Look for the string "this" in the lines and copy each line that has it.

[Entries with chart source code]
========================================================================

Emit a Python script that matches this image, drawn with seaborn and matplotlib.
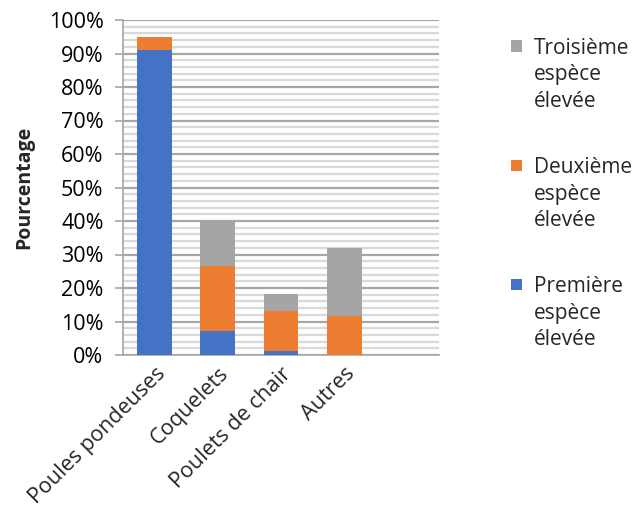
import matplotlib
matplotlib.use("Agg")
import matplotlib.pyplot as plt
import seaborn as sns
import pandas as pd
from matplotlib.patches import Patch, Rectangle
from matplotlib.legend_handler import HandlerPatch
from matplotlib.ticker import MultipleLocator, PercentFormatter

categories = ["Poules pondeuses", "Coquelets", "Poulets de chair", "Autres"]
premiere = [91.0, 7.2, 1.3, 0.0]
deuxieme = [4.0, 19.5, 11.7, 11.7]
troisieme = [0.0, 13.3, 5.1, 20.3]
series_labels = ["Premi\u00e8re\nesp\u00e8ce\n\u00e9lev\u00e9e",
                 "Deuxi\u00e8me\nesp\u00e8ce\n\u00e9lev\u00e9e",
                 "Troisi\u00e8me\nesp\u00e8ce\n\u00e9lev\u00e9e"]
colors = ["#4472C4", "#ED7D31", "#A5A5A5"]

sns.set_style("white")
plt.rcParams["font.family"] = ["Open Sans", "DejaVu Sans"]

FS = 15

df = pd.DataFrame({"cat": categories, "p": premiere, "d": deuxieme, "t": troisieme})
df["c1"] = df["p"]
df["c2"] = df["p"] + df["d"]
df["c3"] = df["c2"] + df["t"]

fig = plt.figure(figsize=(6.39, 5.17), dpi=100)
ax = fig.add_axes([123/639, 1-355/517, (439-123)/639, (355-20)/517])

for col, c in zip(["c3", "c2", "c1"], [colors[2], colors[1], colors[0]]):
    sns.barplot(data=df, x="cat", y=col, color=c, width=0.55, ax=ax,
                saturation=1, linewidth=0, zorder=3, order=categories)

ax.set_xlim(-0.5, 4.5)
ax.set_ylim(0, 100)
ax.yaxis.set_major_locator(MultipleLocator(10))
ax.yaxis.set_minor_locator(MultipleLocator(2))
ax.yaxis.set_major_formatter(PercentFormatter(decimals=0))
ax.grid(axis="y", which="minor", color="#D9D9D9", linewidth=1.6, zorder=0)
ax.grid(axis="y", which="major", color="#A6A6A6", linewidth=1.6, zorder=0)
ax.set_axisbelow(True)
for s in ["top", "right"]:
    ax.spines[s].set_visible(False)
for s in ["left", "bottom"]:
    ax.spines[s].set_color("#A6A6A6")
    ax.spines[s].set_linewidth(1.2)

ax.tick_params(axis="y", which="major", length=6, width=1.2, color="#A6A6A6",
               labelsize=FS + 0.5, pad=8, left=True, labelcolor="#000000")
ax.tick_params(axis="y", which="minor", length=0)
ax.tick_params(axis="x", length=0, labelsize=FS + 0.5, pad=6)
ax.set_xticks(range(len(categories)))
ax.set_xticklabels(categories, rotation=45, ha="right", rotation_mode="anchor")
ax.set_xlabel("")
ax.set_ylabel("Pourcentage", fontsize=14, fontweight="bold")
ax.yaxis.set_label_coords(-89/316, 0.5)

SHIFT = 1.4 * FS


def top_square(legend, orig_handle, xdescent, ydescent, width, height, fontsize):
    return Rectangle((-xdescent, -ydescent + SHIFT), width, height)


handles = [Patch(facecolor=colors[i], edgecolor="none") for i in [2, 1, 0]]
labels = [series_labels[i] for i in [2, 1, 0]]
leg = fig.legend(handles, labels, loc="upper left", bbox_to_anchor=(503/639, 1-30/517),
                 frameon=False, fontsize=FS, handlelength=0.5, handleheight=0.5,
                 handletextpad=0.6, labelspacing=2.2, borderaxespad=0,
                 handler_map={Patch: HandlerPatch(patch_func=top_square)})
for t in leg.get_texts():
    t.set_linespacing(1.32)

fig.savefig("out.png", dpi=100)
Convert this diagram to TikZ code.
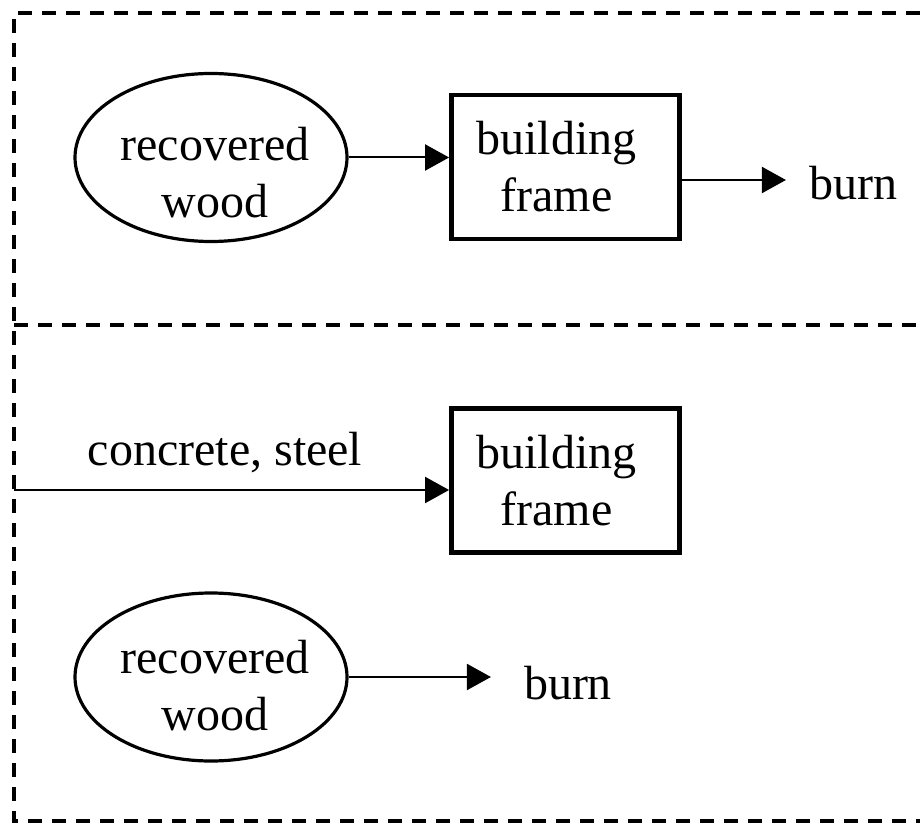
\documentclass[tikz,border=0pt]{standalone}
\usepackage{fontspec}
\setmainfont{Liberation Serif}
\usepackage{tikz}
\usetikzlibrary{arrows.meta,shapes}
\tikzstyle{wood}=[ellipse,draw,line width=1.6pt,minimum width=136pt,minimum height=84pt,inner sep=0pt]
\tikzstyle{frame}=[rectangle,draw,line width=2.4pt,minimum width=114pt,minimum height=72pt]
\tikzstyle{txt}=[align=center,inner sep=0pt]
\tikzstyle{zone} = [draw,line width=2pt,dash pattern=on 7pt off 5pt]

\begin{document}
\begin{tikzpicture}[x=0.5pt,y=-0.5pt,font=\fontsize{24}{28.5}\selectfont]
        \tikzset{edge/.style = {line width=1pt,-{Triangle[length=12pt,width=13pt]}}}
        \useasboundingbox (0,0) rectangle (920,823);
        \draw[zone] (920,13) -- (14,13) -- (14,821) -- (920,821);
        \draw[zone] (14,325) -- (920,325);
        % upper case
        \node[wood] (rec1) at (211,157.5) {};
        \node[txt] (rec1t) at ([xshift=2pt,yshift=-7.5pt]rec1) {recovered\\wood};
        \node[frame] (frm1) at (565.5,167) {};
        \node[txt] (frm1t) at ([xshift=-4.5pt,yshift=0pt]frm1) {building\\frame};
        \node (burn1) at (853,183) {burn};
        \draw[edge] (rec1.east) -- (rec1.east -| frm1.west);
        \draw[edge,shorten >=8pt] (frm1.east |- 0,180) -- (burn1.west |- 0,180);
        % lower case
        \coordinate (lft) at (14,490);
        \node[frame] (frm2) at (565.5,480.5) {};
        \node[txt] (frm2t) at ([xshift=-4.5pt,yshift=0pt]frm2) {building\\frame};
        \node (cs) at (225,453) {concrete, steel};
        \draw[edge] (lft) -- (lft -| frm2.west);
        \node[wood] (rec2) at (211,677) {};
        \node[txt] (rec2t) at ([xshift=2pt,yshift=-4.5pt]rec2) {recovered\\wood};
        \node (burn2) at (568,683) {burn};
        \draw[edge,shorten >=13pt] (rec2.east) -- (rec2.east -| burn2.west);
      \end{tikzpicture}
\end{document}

========================================================================

ANSWER TO THE PROBLEM —
Emit a Python script that matches this image, drawn with seaborn and matplotlib.
Convert this diagram to TikZ code.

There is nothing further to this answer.